Intel® Pentium® Silver and Intel® Celeron® Processors Datasheet, Volume 1
Closed Chassis Debug
Closed Chassis Debug is a means to allow access to the JTAG and trace via an external interface, ordinarily a USB connector. It used Intel® DCI technologies. There are two types of Intel® DCI hosting interfaces in the platform. Intel® DCI is implemented using two primary transport topologies:
- Intel® Direct Connect Interface Out of Band (DCI.OOB, formerly BSSB)
- Intel® DCI.USB2 and DCI.USB3 (formerly DbC)
In the beginning of Early-Boot Debug, an Open and Closed-Chassis Debug are required. Both JTAG (Open Chassis) and DCI.OOB (Closed Chassis) are available prior the first Platform Boot Stall. Intel® DCI.USB2 becomes available which enables before CSE Boot Stall. Then Intel® DCI.USB3 is available during in S0 power state.
Intel® System Studio is a Software tools suite for System and IoT Development. Further information on how to run Intel® DCI through Intel® System Studio System is available at https://software.intel.com/en-us/articles/system-debugging-via-direct-connect-interfacedci-of-intel-system-debug. It can be used to run Intel® DCI by using its component tool called Intel® System Debugger. More information about Intel® System Studio is available at https://software.intel.com/en-us/system-studio.
In summary, Intel® DCI supports capabilities as below:
- Closed Chassis Debug at S0 and Sx State
- JTAG Access and Run-control (Probe Mode)
- System Tracing with Intel® Trace Hub
Debug host software that support Intel® DCI is:
- Intel® System Studio (ISS)
- TRACE32 by Lauterbach
Intel® DCI.OOB (Out of Band)
Intel® DCI.OOB was developed to provide an alternate path to convey controls and data to or from Intel® Trace Hub by connecting physically to the target through a USB 3.1 Gen2 port over Type A receptacle. Intel® DCI.OOB provides an alternate side band path around the USB 3.1 controller, so that the embedded logic can be accessed, even when the USB 3.1 controller is not alive (such as in low power states) or is malfunctioning. This path does not rely on USB 3.1 Gen2 protocol, link layer, or physical layer, because the xHCI functions are generally not available in such conditions.
Instead, this path relies on a special adapter that was developed by Intel called Intel® SVT Closed Chassis Adapter (CCA). It is a simple data transformation device. This adapter works together with debug host software and the embedded logic, contain a back-pressure scheme that makes both sides tolerant of overflow and starvation conditions, which is equivalent of USB 3.1 Gen2 link layer. This path also use native Intel® DCI packet protocol instead of USB 3.1 Gen2 protocol.
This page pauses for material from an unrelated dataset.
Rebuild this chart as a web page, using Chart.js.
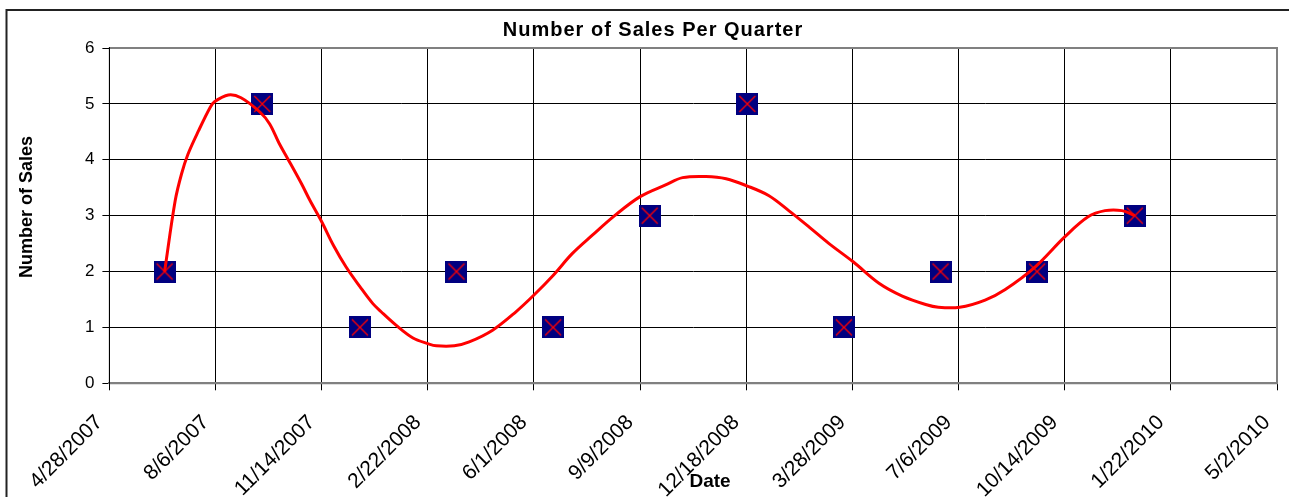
<!DOCTYPE html>
<html>
<head>
<meta charset="utf-8">
<script src="https://cdn.jsdelivr.net/npm/chart.js@4"></script>
<style>
  html, body { margin: 0; padding: 0; background: #ffffff; }
  #wrap { width: 1289px; height: 497px; position: relative; }
</style>
</head>
<body>
<div id="wrap"><canvas id="c" width="1289" height="497"></canvas></div>
<script>
// ---- data ----
const chartTitle = 'Number of Sales Per Quarter';
const xAxisTitle = 'Date';
const yAxisTitle = 'Number of Sales';

const xTickLabels = ['4/28/2007','8/6/2007','11/14/2007','2/22/2008','6/1/2008','9/9/2008',
                     '12/18/2008','3/28/2009','7/6/2009','10/14/2009','1/22/2010','5/2/2010'];
const yTickValues = [0, 1, 2, 3, 4, 5, 6];

const saleDates = ['6/19/2007','9/19/2007','12/20/2007','3/20/2008','6/19/2008','9/18/2008',
                   '12/19/2008','3/20/2009','6/19/2009','9/18/2009','12/19/2009'];
const salesCounts = [2, 5, 1, 2, 1, 3, 5, 1, 2, 2, 3];

const trendDates = ['6/19/2007','6/29/2007','7/5/2007','7/11/2007','7/21/2007','8/1/2007','8/5/2007',
  '8/18/2007','8/30/2007','9/17/2007','9/26/2007','10/5/2007','10/13/2007','10/26/2007','11/3/2007',
  '11/14/2007','11/25/2007','12/7/2007','12/20/2007','1/1/2008','1/9/2008','1/23/2008','2/8/2008',
  '2/22/2008','3/1/2008','3/18/2008','4/1/2008','4/23/2008','5/15/2008','6/1/2008','6/19/2008',
  '7/7/2008','7/26/2008','8/16/2008','9/9/2008','10/3/2008','10/19/2008','11/10/2008','11/29/2008',
  '12/19/2008','1/8/2009','1/27/2009','2/15/2009','3/6/2009','3/29/2009','4/22/2009','5/14/2009',
  '6/5/2009','6/17/2009','7/7/2009','7/31/2009','8/19/2009','9/16/2009','10/14/2009','11/5/2009',
  '11/21/2009','12/7/2009','12/19/2009'];
const trendValues = [2.0, 3.27, 3.75, 4.1, 4.52, 4.94, 5.04,
  5.16, 5.11, 4.85, 4.64, 4.29, 4.02, 3.57, 3.27,
  2.89, 2.47, 2.08, 1.73, 1.43, 1.28, 1.04, 0.81,
  0.71, 0.67, 0.67, 0.74, 0.95, 1.28, 1.58, 1.93,
  2.32, 2.65, 3.0, 3.34, 3.55, 3.68, 3.70, 3.66,
  3.53, 3.36, 3.09, 2.80, 2.50, 2.17, 1.79, 1.56,
  1.41, 1.36, 1.36, 1.49, 1.68, 2.08, 2.62, 2.98,
  3.09, 3.09, 3.0];

// ---- helpers ----
function dayNumber(s) {
  const p = s.split('/').map(Number);
  return Date.UTC(p[2], p[0] - 1, p[1]) / 86400000;
}
const startDay = dayNumber(xTickLabels[0]);
const endDay = dayNumber(xTickLabels[xTickLabels.length - 1]);
const offset = s => dayNumber(s) - startDay;

const salesPoints = saleDates.map((d, i) => ({ x: offset(d), y: salesCounts[i] }));
const trendPoints = trendDates.map((d, i) => ({ x: offset(d), y: trendValues[i] }));

// marker: navy square with red X
function makeMarker() {
  const c = document.createElement('canvas');
  c.width = 22; c.height = 22;
  const g = c.getContext('2d');
  g.fillStyle = '#000080';
  g.fillRect(0, 0, 22, 22);
  g.strokeStyle = '#ff0000';
  g.lineWidth = 1.3;
  g.beginPath();
  g.moveTo(3, 3); g.lineTo(19, 19);
  g.moveTo(19, 3); g.lineTo(3, 19);
  g.stroke();
  return c;
}

const FONT = "'Liberation Sans', Arial, sans-serif";

const decor = {
  id: 'decor',
  beforeDatasetsDraw(chart) {
    const { ctx, chartArea: a } = chart;
    ctx.save();
    ctx.strokeStyle = '#808080';
    ctx.lineWidth = 2;
    ctx.beginPath();
    ctx.moveTo(a.left, a.top);
    ctx.lineTo(a.right, a.top);
    ctx.lineTo(a.right, a.bottom);
    ctx.lineTo(a.left, a.bottom);
    ctx.stroke();
    ctx.strokeStyle = '#000000';
    ctx.lineWidth = 1;
    ctx.beginPath();
    ctx.moveTo(a.left, a.top - 1);
    ctx.lineTo(a.left, a.bottom + 1);
    ctx.stroke();
    ctx.restore();
  },
  afterDraw(chart) {
    const { ctx } = chart;
    ctx.save();
    // outer frame
    ctx.strokeStyle = '#222222';
    ctx.lineWidth = 2;
    ctx.beginPath();
    ctx.moveTo(6.5, 497);
    ctx.lineTo(6.5, 10);
    ctx.lineTo(1289, 10);
    ctx.stroke();
    ctx.fillStyle = '#000000';
    // title
    ctx.font = 'bold 20px ' + FONT;
    ctx.textAlign = 'center';
    ctx.textBaseline = 'alphabetic';
    try { ctx.letterSpacing = '1px'; } catch (e) {}
    ctx.fillText(chartTitle, 653, 36);
    try { ctx.letterSpacing = '0px'; } catch (e) {}
    // x title
    ctx.font = 'bold 19px ' + FONT;
    ctx.fillText(xAxisTitle, 710, 487);
    // y title
    ctx.font = 'bold 18px ' + FONT;
    ctx.translate(31.5, 207);
    ctx.rotate(-Math.PI / 2);
    ctx.fillText(yAxisTitle, 0, 0);
    ctx.restore();
  }
};

new Chart(document.getElementById('c'), {
  type: 'scatter',
  data: {
    datasets: [
      {
        label: 'Trend',
        data: trendPoints,
        showLine: true,
        borderColor: '#ff0000',
        borderWidth: 3,
        pointRadius: 0,
        tension: 0.35,
        fill: false,
        order: 0
      },
      {
        label: 'Sales',
        data: salesPoints,
        pointStyle: makeMarker(),
        pointRadius: 11,
        showLine: false,
        order: 1
      }
    ]
  },
  options: {
    responsive: false,
    animation: false,
    devicePixelRatio: 1,
    layout: { padding: { left: 0, top: 48, right: 10.7, bottom: 0 } },
    plugins: {
      legend: { display: false },
      title: { display: false },
      tooltip: { enabled: false }
    },
    scales: {
      x: {
        type: 'linear',
        min: 0,
        max: endDay - startDay,
        afterBuildTicks(scale) {
          scale.ticks = xTickLabels.map(s => ({ value: offset(s) }));
        },
        afterFit(scale) {
          scale.height = 497 - 383.3;
          scale.paddingLeft = 0;
          scale.paddingRight = 0;
        },
        ticks: {
          autoSkip: false,
          minRotation: 45,
          maxRotation: 45,
          color: '#000000',
          padding: 20,
          labelOffset: -10,
          font: { family: FONT, size: 21 },
          callback: (v, i) => xTickLabels[i]
        },
        grid: { color: '#000000', lineWidth: 1, tickLength: 7, drawTicks: true },
        border: { color: '#808080', width: 2 }
      },
      y: {
        min: 0,
        max: 6,
        afterBuildTicks(scale) {
          scale.ticks = yTickValues.map(v => ({ value: v }));
        },
        afterFit(scale) {
          scale.width = 109.4;
          scale.paddingTop = 0;
          scale.paddingBottom = 0;
        },
        ticks: {
          color: '#000000',
          padding: 8,
          font: { family: FONT, size: 17 },
          callback: v => String(v)
        },
        grid: { color: '#000000', lineWidth: 1, tickLength: 7, drawTicks: true },
        border: { color: '#000000', width: 1 }
      }
    }
  },
  plugins: [decor]
});
</script>
</body>
</html>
Intel® SVT CCA (MM Number: 921521) can be purchased through Intel® Design-In Tools Store at https://designintools.intel.com/product_p/itpxdpsvt.htm.
Besides Intel® SVT CCA, Lauterbach is an example of Third Party Vendor (TPV) solution. User may use a specific Lauterbach hardware and software configuration to connect between the Debug Host System and the Target Platform. It need Debug Host System (Lauterbach CombiProbe) to be in Downstream Facing Port (DFP) mode for Intel® DCI.OOB support in S0ix and Debug Host System (Lauterbach CombiProbe) can be DFP or Upstream Facing Port (UFP) for Intel® DCI.OOB supports in S0. Intel® SVT CCA (MM#:921521) can be purchased through Intel® Design-In Tools Store at https://designintools.intel.com/product_p/itpxdpsvt.htm.
Intel® DCI.USB2 and DCI.USB3
Intel® DCI USB2 and DCI.USB3 is a USB hosted Intel® DCI transport and the higher USB bandwidths, multiple parallel pipes or endpoints and BULK-mode data-integrity and retry-recovery mechanisms built into the protocol.
- DFx for JTAG/Run-control IA cores in system
- General Purpose 1 (GP1) for Kernel Mode Debug (KMD)
- General Purpose 2 (GP2) for Direct Memory Access (DMA) to system memory
- Trace (TRC) for streaming of live tracker
- Intel® DCI.USB2 - Provides limited ~35 MB/s usable bandwidth, but extends USB hosting to cover early-boot and low power Sx and S0ix states.
- Intel® DCI.USB3 - Provides an increase in S0 bandwidth up to ~800 MB/s usable bandwidth (generally limited further by host and host SW).